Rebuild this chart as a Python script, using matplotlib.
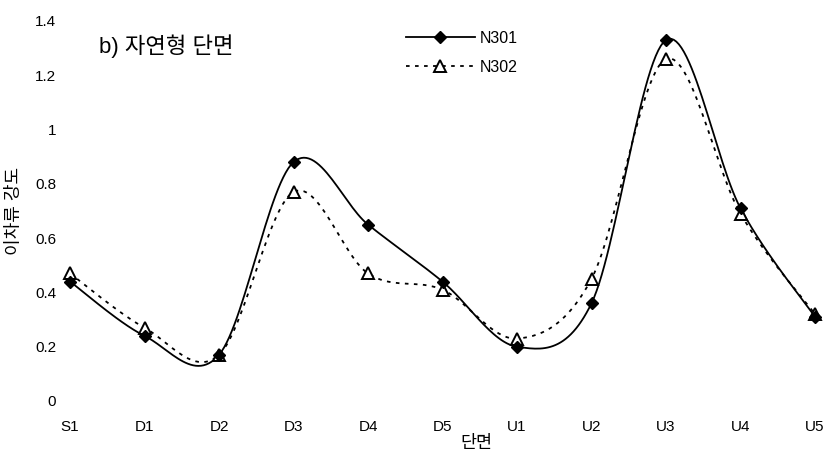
import numpy as np
import matplotlib
matplotlib.use("Agg")
import matplotlib.pyplot as plt

plt.rcParams['font.family'] = ['Liberation Sans', 'Noto Sans CJK KR', 'DejaVu Sans']

categories = ["S1", "D1", "D2", "D3", "D4", "D5", "U1", "U2", "U3", "U4", "U5"]
n301 = [0.44, 0.24, 0.17, 0.88, 0.65, 0.44, 0.20, 0.36, 1.33, 0.71, 0.31]
n302 = [0.47, 0.27, 0.17, 0.77, 0.47, 0.41, 0.23, 0.45, 1.26, 0.69, 0.32]
yticks = [0, 0.2, 0.4, 0.6, 0.8, 1, 1.2, 1.4]
ytick_labels = ["0", "0.2", "0.4", "0.6", "0.8", "1", "1.2", "1.4"]


def smooth(xs, ys, n=30):
    """Excel-like smoothed line (Catmull-Rom via cubic Bezier)."""
    xs = np.asarray(xs, float)
    ys = np.asarray(ys, float)
    P = np.column_stack([xs, ys])
    out = []
    for i in range(len(P) - 1):
        p0 = P[i - 1] if i > 0 else P[i]
        p1 = P[i]
        p2 = P[i + 1]
        p3 = P[i + 2] if i + 2 < len(P) else P[i + 1]
        c1 = p1 + (p2 - p0) / 6.0
        c2 = p2 - (p3 - p1) / 6.0
        t = np.linspace(0, 1, n)[:, None]
        seg = ((1 - t) ** 3) * p1 + 3 * ((1 - t) ** 2) * t * c1 + 3 * (1 - t) * t ** 2 * c2 + t ** 3 * p2
        out.append(seg if i == 0 else seg[1:])
    s = np.vstack(out)
    return s[:, 0], s[:, 1]


W, H = 830, 457
L, R, B, T = 70, 815, 401, 21
fig = plt.figure(figsize=(W / 100, H / 100), dpi=100)
ax = fig.add_axes([L / W, (H - B) / H, (R - L) / W, (B - T) / H])

x = np.arange(len(categories))
sx1, sy1 = smooth(x, n301)
sx2, sy2 = smooth(x, n302)

ax.plot(sx2, sy2, color='black', lw=1.3, linestyle=(0, (2, 3)), clip_on=False)
ax.plot(sx1, sy1, color='black', lw=1.3, clip_on=False)
ax.plot(x, n302, linestyle='none', marker='^', markersize=8, markerfacecolor='white',
        markeredgecolor='black', markeredgewidth=1.4, clip_on=False)
ax.plot(x, n301, linestyle='none', marker='D', markersize=6.5, color='black', clip_on=False)

# legend proxies
h1, = ax.plot([], [], color='black', lw=1.3, marker='D', markersize=6.5)
h2, = ax.plot([], [], color='black', lw=1.3, linestyle=(0, (2, 3)), marker='^', markersize=8,
              markerfacecolor='white', markeredgecolor='black', markeredgewidth=1.4)
ax.legend([h1, h2], ["N301", "N302"], loc='upper left',
          bbox_to_anchor=((406 - L) / (R - L), (B - 31) / (B - T)),
          frameon=False, fontsize=11.5, handlelength=4.3, handletextpad=0.3,
          labelspacing=0.85, borderaxespad=0, borderpad=0)

ax.set_xlim(0, len(categories) - 1)
ax.set_ylim(0, 1.4)
ax.set_xticks(x)
ax.set_xticklabels(categories, fontsize=11)
ax.set_yticks(yticks)
ax.set_yticklabels(ytick_labels, fontsize=11)
ax.tick_params(axis='both', length=0)
ax.tick_params(axis='x', pad=14)
ax.tick_params(axis='y', pad=10)
for s in ax.spines.values():
    s.set_visible(False)

ax.set_xlabel("단면", fontsize=12.5)
ax.xaxis.set_label_coords((476 - L) / (R - L), -(435 - B) / (B - T))
ax.set_ylabel("이차류 강도", fontsize=13)
ax.yaxis.set_label_coords(-(L - 23) / (R - L), 0.5)

ax.text((99 - L) / (R - L), (B - 46) / (B - T), "b) 자연형 단면", transform=ax.transAxes,
        fontsize=16, ha='left', va='center')

fig.savefig("out.png", dpi=100)
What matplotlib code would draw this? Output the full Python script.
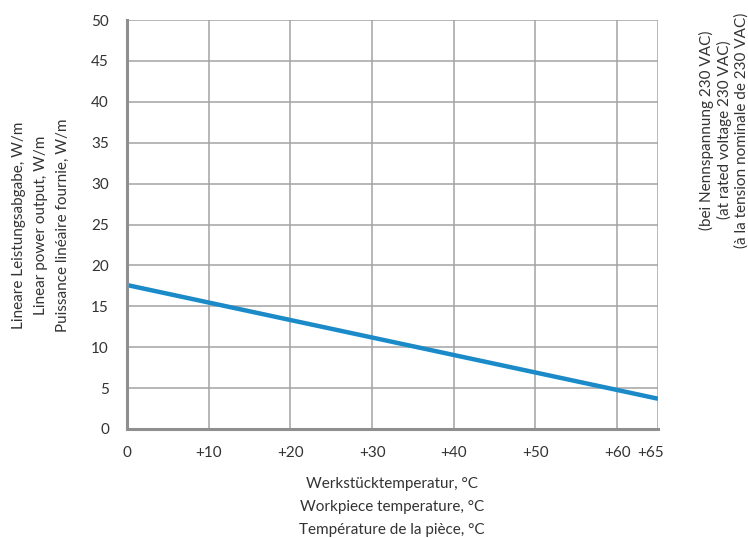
import matplotlib
matplotlib.use('Agg')
import matplotlib.pyplot as plt
import matplotlib.transforms as mtransforms

temperature = [0, 65]
power = [17.6, 3.7]
x_ticks = [0, 10, 20, 30, 40, 50, 60, 65]
x_labels = ['0', '+10', '+20', '+30', '+40', '+50', '+60', '+65']
y_ticks = [0, 5, 10, 15, 20, 25, 30, 35, 40, 45, 50]

x_title = 'Werkstücktemperatur, °C\nWorkpiece temperature, °C\nTempérature de la pièce, °C'
y_title = 'Lineare Leistungsabgabe, W/m\nLinear power output, W/m\nPuissance linéaire fournie, W/m'
note = '(bei Nennspannung 230 VAC)\n(at rated voltage 230 VAC)\n(à la tension nominale de 230 VAC)'

text_color = '#333333'
grid_color = '#a3a3a3'
axis_color = '#8f8f8f'
line_color = '#1a8bc8'


def main():
    plt.rcParams['font.family'] = ['Lato', 'DejaVu Sans']
    fig = plt.figure(figsize=(7.48, 5.38), dpi=100)
    ax = fig.add_axes([127 / 748, 1 - 429 / 538, (658 - 127) / 748, (429 - 20) / 538])

    ax.plot(temperature, power, color=line_color, linewidth=3.2, solid_capstyle='butt', zorder=3)

    ax.set_xlim(0, 65)
    ax.set_ylim(0, 50)
    ax.set_xticks(x_ticks)
    ax.set_xticklabels(x_labels)
    ax.set_yticks(y_ticks)
    ax.set_xticks([0], minor=True)
    ax.grid(True, color=grid_color, linewidth=1.1)
    ax.tick_params(axis='both', which='major', length=0, labelsize=11, labelcolor=text_color)
    ax.tick_params(axis='x', which='major', pad=12)
    ax.tick_params(axis='y', which='major', pad=13)
    ax.tick_params(axis='x', which='minor', length=6, width=2, color=axis_color, direction='out')

    # last label sits a bit left of its grid line
    last = ax.get_xticklabels()[-1]
    last.set_transform(last.get_transform() + mtransforms.ScaledTranslation(-7 / 100, 0, fig.dpi_scale_trans))

    for side in ['top', 'right']:
        ax.spines[side].set_visible(False)
    for side in ['left', 'bottom']:
        ax.spines[side].set_color(axis_color)
        ax.spines[side].set_linewidth(2.2)
        ax.spines[side].set_zorder(4)

    fig.text(392 / 748, 1 - 507 / 538, x_title, ha='center', va='center', multialignment='center',
             fontsize=11, color=text_color, linespacing=1.8)
    fig.text(41 / 748, 1 - 225 / 538, y_title, rotation=90, ha='center', va='center',
             multialignment='center', fontsize=11, color=text_color, linespacing=1.75)
    fig.text(724 / 748, 1 - 130 / 538, note, rotation=90, ha='center', va='center',
             multialignment='center', fontsize=11, color=text_color, linespacing=1.25)

    plt.savefig('out.png', dpi=100)
    plt.close()


if __name__ == '__main__':
    main()
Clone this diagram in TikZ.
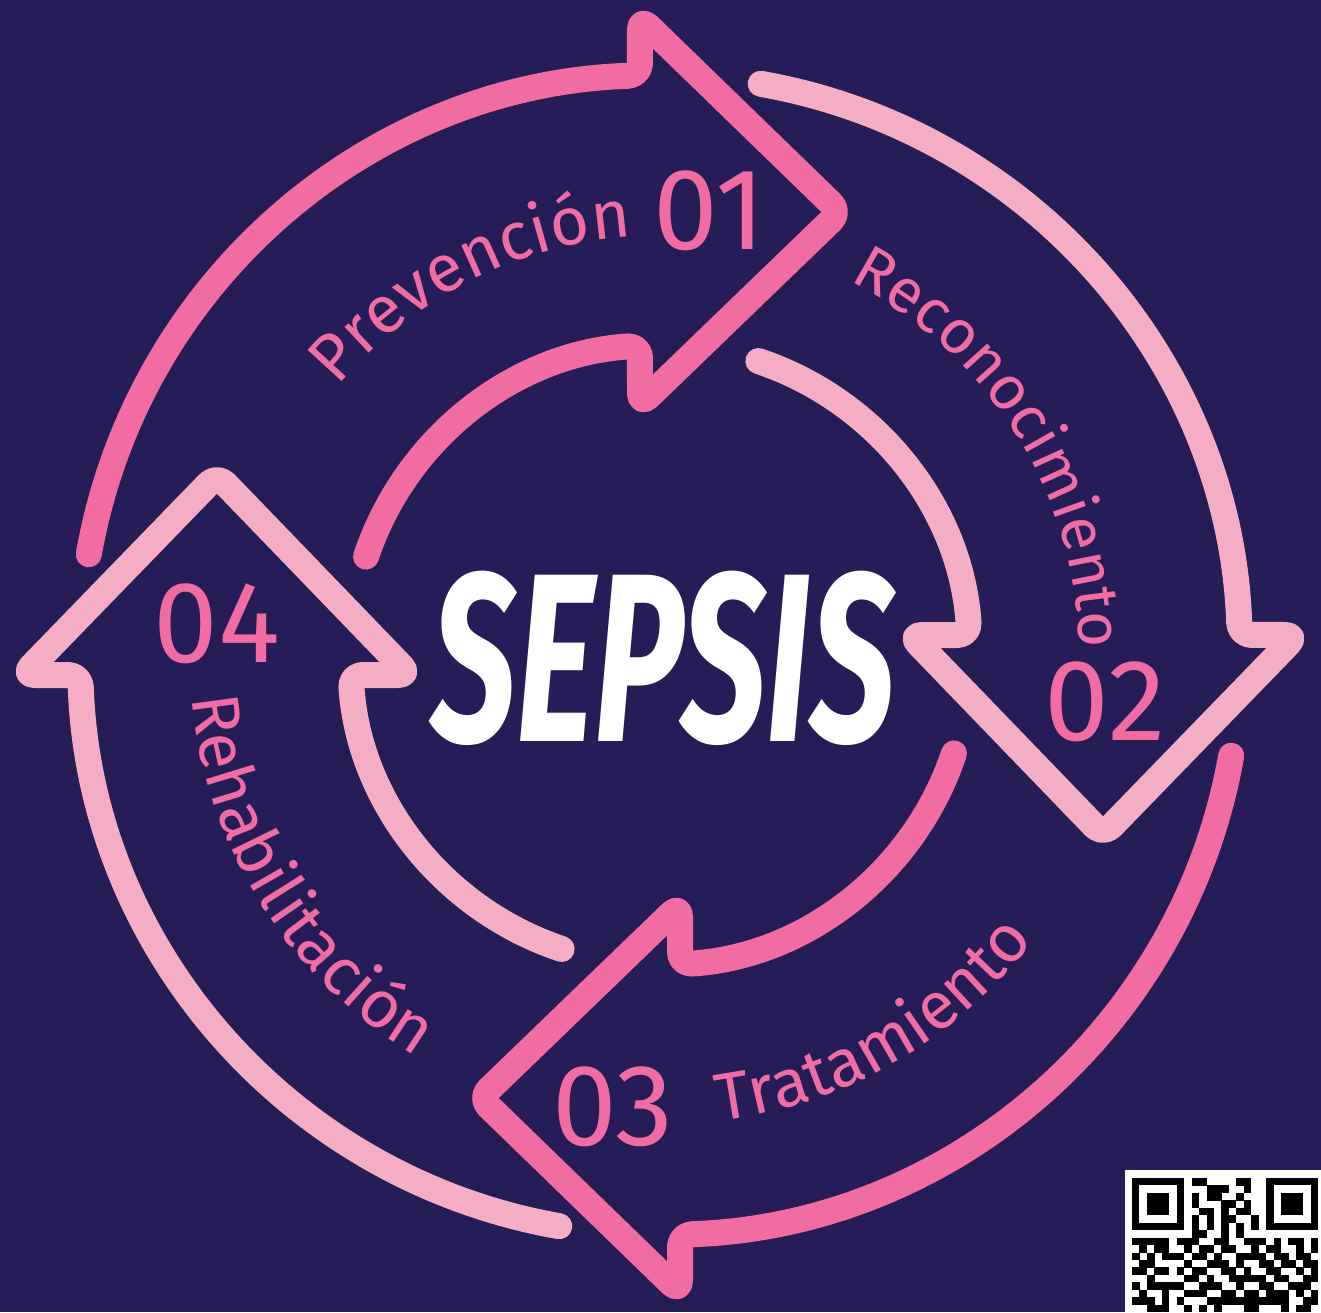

◆ **What needs to be done**
Transcribe every entry word for word, but omit the pictures.

◆ **Solved exercise**
Rebuild this chart as a Python script, using matplotlib.
import numpy as np
import matplotlib
matplotlib.use("Agg")
import matplotlib.pyplot as plt

plt.rcParams['font.family'] = ['Liberation Sans', 'Noto Sans CJK KR', 'DejaVu Sans']

categories = ["S1", "D1", "D2", "D3", "D4", "D5", "U1", "U2", "U3", "U4", "U5"]
n301 = [0.44, 0.24, 0.17, 0.88, 0.65, 0.44, 0.20, 0.36, 1.33, 0.71, 0.31]
n302 = [0.47, 0.27, 0.17, 0.77, 0.47, 0.41, 0.23, 0.45, 1.26, 0.69, 0.32]
yticks = [0, 0.2, 0.4, 0.6, 0.8, 1, 1.2, 1.4]
ytick_labels = ["0", "0.2", "0.4", "0.6", "0.8", "1", "1.2", "1.4"]


def smooth(xs, ys, n=30):
    """Excel-like smoothed line (Catmull-Rom via cubic Bezier)."""
    xs = np.asarray(xs, float)
    ys = np.asarray(ys, float)
    P = np.column_stack([xs, ys])
    out = []
    for i in range(len(P) - 1):
        p0 = P[i - 1] if i > 0 else P[i]
        p1 = P[i]
        p2 = P[i + 1]
        p3 = P[i + 2] if i + 2 < len(P) else P[i + 1]
        c1 = p1 + (p2 - p0) / 6.0
        c2 = p2 - (p3 - p1) / 6.0
        t = np.linspace(0, 1, n)[:, None]
        seg = ((1 - t) ** 3) * p1 + 3 * ((1 - t) ** 2) * t * c1 + 3 * (1 - t) * t ** 2 * c2 + t ** 3 * p2
        out.append(seg if i == 0 else seg[1:])
    s = np.vstack(out)
    return s[:, 0], s[:, 1]


W, H = 830, 457
L, R, B, T = 70, 815, 401, 21
fig = plt.figure(figsize=(W / 100, H / 100), dpi=100)
ax = fig.add_axes([L / W, (H - B) / H, (R - L) / W, (B - T) / H])

x = np.arange(len(categories))
sx1, sy1 = smooth(x, n301)
sx2, sy2 = smooth(x, n302)

ax.plot(sx2, sy2, color='black', lw=1.3, linestyle=(0, (2, 3)), clip_on=False)
ax.plot(sx1, sy1, color='black', lw=1.3, clip_on=False)
ax.plot(x, n302, linestyle='none', marker='^', markersize=8, markerfacecolor='white',
        markeredgecolor='black', markeredgewidth=1.4, clip_on=False)
ax.plot(x, n301, linestyle='none', marker='D', markersize=6.5, color='black', clip_on=False)

# legend proxies
h1, = ax.plot([], [], color='black', lw=1.3, marker='D', markersize=6.5)
h2, = ax.plot([], [], color='black', lw=1.3, linestyle=(0, (2, 3)), marker='^', markersize=8,
              markerfacecolor='white', markeredgecolor='black', markeredgewidth=1.4)
ax.legend([h1, h2], ["N301", "N302"], loc='upper left',
          bbox_to_anchor=((406 - L) / (R - L), (B - 31) / (B - T)),
          frameon=False, fontsize=11.5, handlelength=4.3, handletextpad=0.3,
          labelspacing=0.85, borderaxespad=0, borderpad=0)

ax.set_xlim(0, len(categories) - 1)
ax.set_ylim(0, 1.4)
ax.set_xticks(x)
ax.set_xticklabels(categories, fontsize=11)
ax.set_yticks(yticks)
ax.set_yticklabels(ytick_labels, fontsize=11)
ax.tick_params(axis='both', length=0)
ax.tick_params(axis='x', pad=14)
ax.tick_params(axis='y', pad=10)
for s in ax.spines.values():
    s.set_visible(False)

ax.set_xlabel("단면", fontsize=12.5)
ax.xaxis.set_label_coords((476 - L) / (R - L), -(435 - B) / (B - T))
ax.set_ylabel("이차류 강도", fontsize=13)
ax.yaxis.set_label_coords(-(L - 23) / (R - L), 0.5)

ax.text((99 - L) / (R - L), (B - 46) / (B - T), "b) 자연형 단면", transform=ax.transAxes,
        fontsize=16, ha='left', va='center')

fig.savefig("out.png", dpi=100)
What matplotlib code would draw this? Output the full Python script.
import matplotlib
matplotlib.use('Agg')
import matplotlib.pyplot as plt
import matplotlib.transforms as mtransforms

temperature = [0, 65]
power = [17.6, 3.7]
x_ticks = [0, 10, 20, 30, 40, 50, 60, 65]
x_labels = ['0', '+10', '+20', '+30', '+40', '+50', '+60', '+65']
y_ticks = [0, 5, 10, 15, 20, 25, 30, 35, 40, 45, 50]

x_title = 'Werkstücktemperatur, °C\nWorkpiece temperature, °C\nTempérature de la pièce, °C'
y_title = 'Lineare Leistungsabgabe, W/m\nLinear power output, W/m\nPuissance linéaire fournie, W/m'
note = '(bei Nennspannung 230 VAC)\n(at rated voltage 230 VAC)\n(à la tension nominale de 230 VAC)'

text_color = '#333333'
grid_color = '#a3a3a3'
axis_color = '#8f8f8f'
line_color = '#1a8bc8'


def main():
    plt.rcParams['font.family'] = ['Lato', 'DejaVu Sans']
    fig = plt.figure(figsize=(7.48, 5.38), dpi=100)
    ax = fig.add_axes([127 / 748, 1 - 429 / 538, (658 - 127) / 748, (429 - 20) / 538])

    ax.plot(temperature, power, color=line_color, linewidth=3.2, solid_capstyle='butt', zorder=3)

    ax.set_xlim(0, 65)
    ax.set_ylim(0, 50)
    ax.set_xticks(x_ticks)
    ax.set_xticklabels(x_labels)
    ax.set_yticks(y_ticks)
    ax.set_xticks([0], minor=True)
    ax.grid(True, color=grid_color, linewidth=1.1)
    ax.tick_params(axis='both', which='major', length=0, labelsize=11, labelcolor=text_color)
    ax.tick_params(axis='x', which='major', pad=12)
    ax.tick_params(axis='y', which='major', pad=13)
    ax.tick_params(axis='x', which='minor', length=6, width=2, color=axis_color, direction='out')

    # last label sits a bit left of its grid line
    last = ax.get_xticklabels()[-1]
    last.set_transform(last.get_transform() + mtransforms.ScaledTranslation(-7 / 100, 0, fig.dpi_scale_trans))

    for side in ['top', 'right']:
        ax.spines[side].set_visible(False)
    for side in ['left', 'bottom']:
        ax.spines[side].set_color(axis_color)
        ax.spines[side].set_linewidth(2.2)
        ax.spines[side].set_zorder(4)

    fig.text(392 / 748, 1 - 507 / 538, x_title, ha='center', va='center', multialignment='center',
             fontsize=11, color=text_color, linespacing=1.8)
    fig.text(41 / 748, 1 - 225 / 538, y_title, rotation=90, ha='center', va='center',
             multialignment='center', fontsize=11, color=text_color, linespacing=1.75)
    fig.text(724 / 748, 1 - 130 / 538, note, rotation=90, ha='center', va='center',
             multialignment='center', fontsize=11, color=text_color, linespacing=1.25)

    plt.savefig('out.png', dpi=100)
    plt.close()


if __name__ == '__main__':
    main()
Clone this diagram in TikZ.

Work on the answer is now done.